After the Trial is Over
If you prevail, be careful about celebrating too soon, because there may be post-trial procedures and even appeals that could overturn the judgment. Also, getting a judgment is one thing – collecting damages may be quite another. A judgment is usually not an order for the other side to pay. And even if there is an order to pay, and the other side does not pay, you may have to take further action to enforce the order.
Losing parties often have feelings of resentment, not only against the other party and the judge, but also against their own attorney. They tend to become extremely critical of every little thing they feel the attorney might have done wrong, though rarely does this end up in actual malpractice proceedings. These feelings of resentment can cloud sound judgment as to possible post-trial procedures that may be available.
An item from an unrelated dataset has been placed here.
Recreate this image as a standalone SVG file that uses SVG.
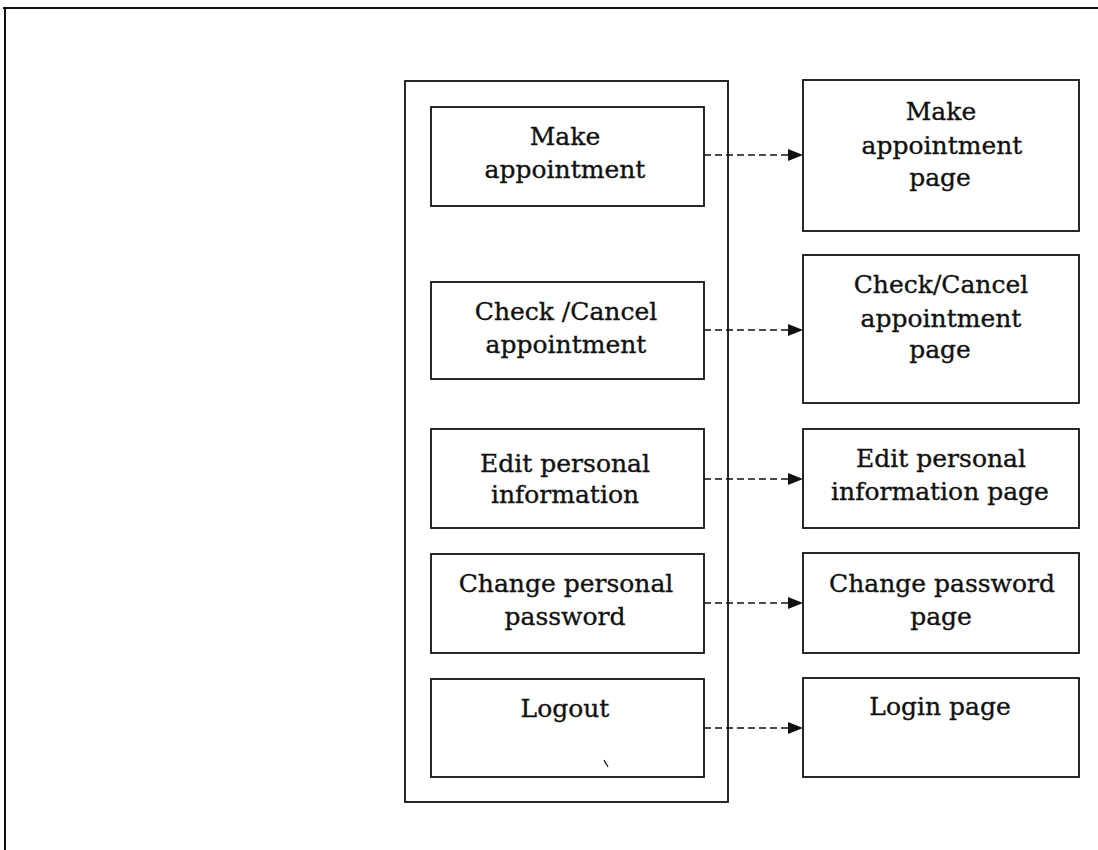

If the judge made a material mistake (one that affected the outcome), your attorney can file a motion to reconsider. This is not going to succeed if it simply asks the judge to change his mind – you must identify a real and clear mistake the judge made that affected the judgment. If the judge does not change his ruling, you can still appeal, but again you must be able to make the case that the judge made a clear error that affected the outcome. An appeal puts the trial court on trial, and there will be no change in the judgment if the trial court made no mistake.
Most often the parties must learn to accept the judgment. You should permit your attorney to give his impression of why the judgment was correct, and listen to his advice as to the best course of action, if any, from that point forward.